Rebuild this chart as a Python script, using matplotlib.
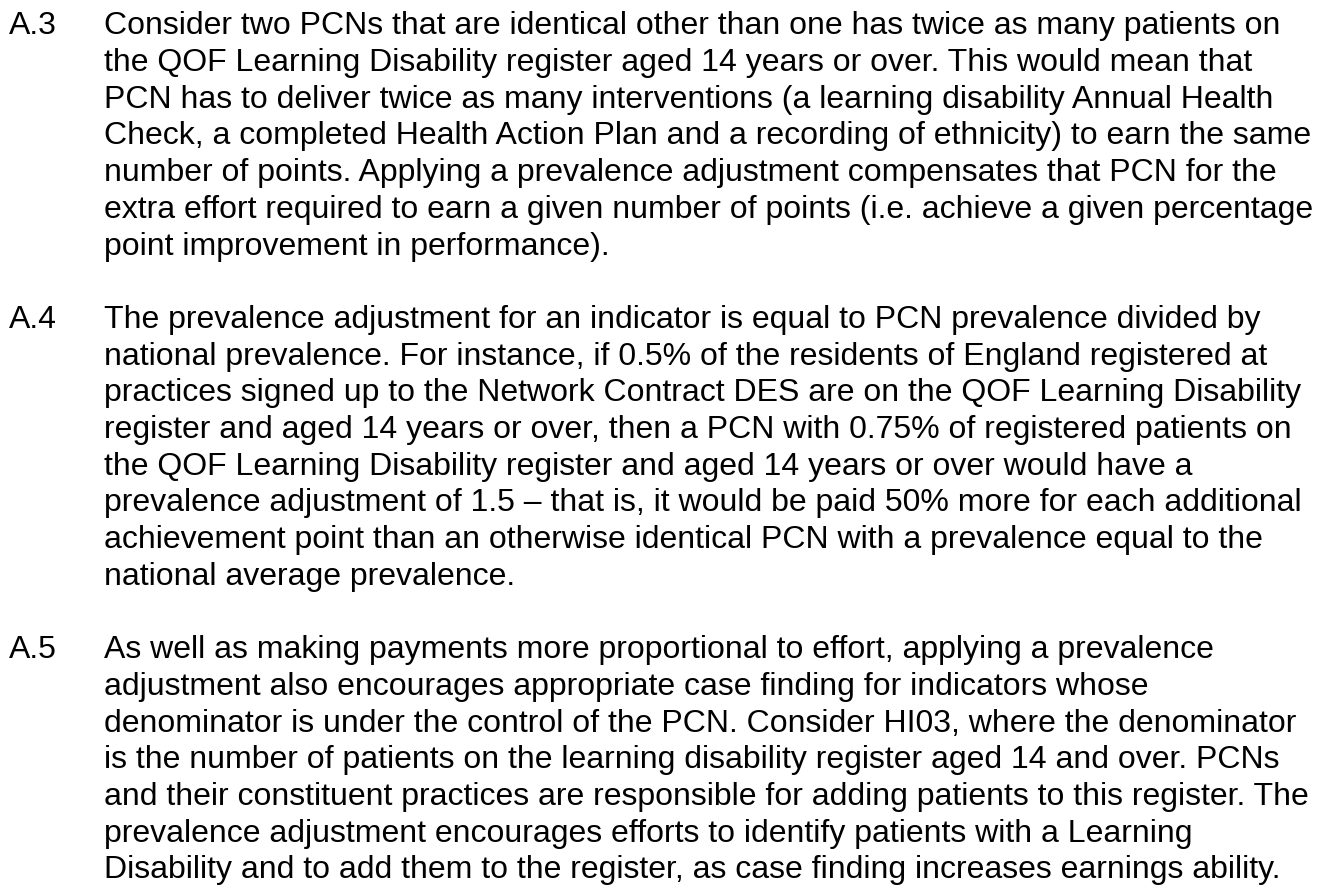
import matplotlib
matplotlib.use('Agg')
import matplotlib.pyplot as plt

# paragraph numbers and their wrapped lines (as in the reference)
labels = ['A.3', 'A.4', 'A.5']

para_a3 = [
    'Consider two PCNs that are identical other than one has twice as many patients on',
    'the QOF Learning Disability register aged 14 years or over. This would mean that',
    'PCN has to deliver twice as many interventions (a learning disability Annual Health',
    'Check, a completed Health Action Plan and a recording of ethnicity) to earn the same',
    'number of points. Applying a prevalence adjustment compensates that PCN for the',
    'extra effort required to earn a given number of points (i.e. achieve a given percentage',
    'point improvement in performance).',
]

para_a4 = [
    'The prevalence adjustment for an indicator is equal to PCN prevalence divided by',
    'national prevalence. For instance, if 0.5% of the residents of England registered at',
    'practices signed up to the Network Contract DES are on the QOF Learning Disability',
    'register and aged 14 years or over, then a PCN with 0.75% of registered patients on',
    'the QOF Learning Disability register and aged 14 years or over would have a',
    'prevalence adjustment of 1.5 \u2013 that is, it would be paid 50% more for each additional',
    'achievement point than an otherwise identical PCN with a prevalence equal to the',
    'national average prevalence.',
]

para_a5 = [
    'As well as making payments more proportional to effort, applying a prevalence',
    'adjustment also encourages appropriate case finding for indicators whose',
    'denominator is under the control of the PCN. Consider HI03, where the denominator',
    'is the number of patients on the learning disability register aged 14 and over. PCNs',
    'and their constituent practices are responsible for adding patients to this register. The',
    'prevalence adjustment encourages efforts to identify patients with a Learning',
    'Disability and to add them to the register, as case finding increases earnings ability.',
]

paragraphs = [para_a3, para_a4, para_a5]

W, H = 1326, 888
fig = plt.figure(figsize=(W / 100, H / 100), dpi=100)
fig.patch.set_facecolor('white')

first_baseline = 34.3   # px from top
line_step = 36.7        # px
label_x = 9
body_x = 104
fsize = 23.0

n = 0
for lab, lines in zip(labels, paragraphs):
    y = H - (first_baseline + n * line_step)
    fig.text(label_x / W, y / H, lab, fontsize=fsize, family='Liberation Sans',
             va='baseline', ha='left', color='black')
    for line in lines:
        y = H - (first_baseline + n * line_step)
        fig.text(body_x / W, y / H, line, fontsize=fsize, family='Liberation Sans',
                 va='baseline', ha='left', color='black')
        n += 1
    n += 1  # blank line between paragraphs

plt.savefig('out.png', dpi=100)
____
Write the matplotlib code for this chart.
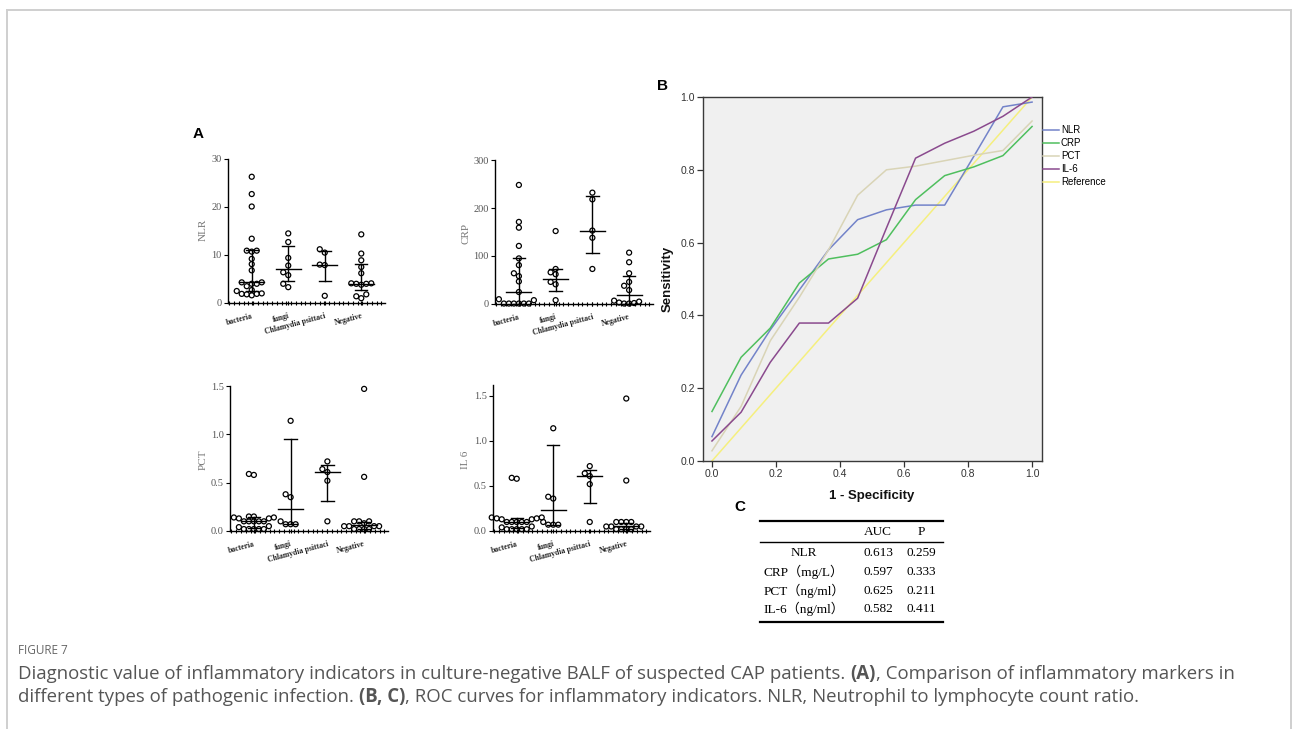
____
# WORK TO COMPLETE
Show every line of the records above that contains the word "matplotlib".

# RESULT FOR THIS EXERCISE
Rebuild this chart as a Python script, using matplotlib.
import matplotlib
matplotlib.use('Agg')
import matplotlib.pyplot as plt
Write the matplotlib code for this chart.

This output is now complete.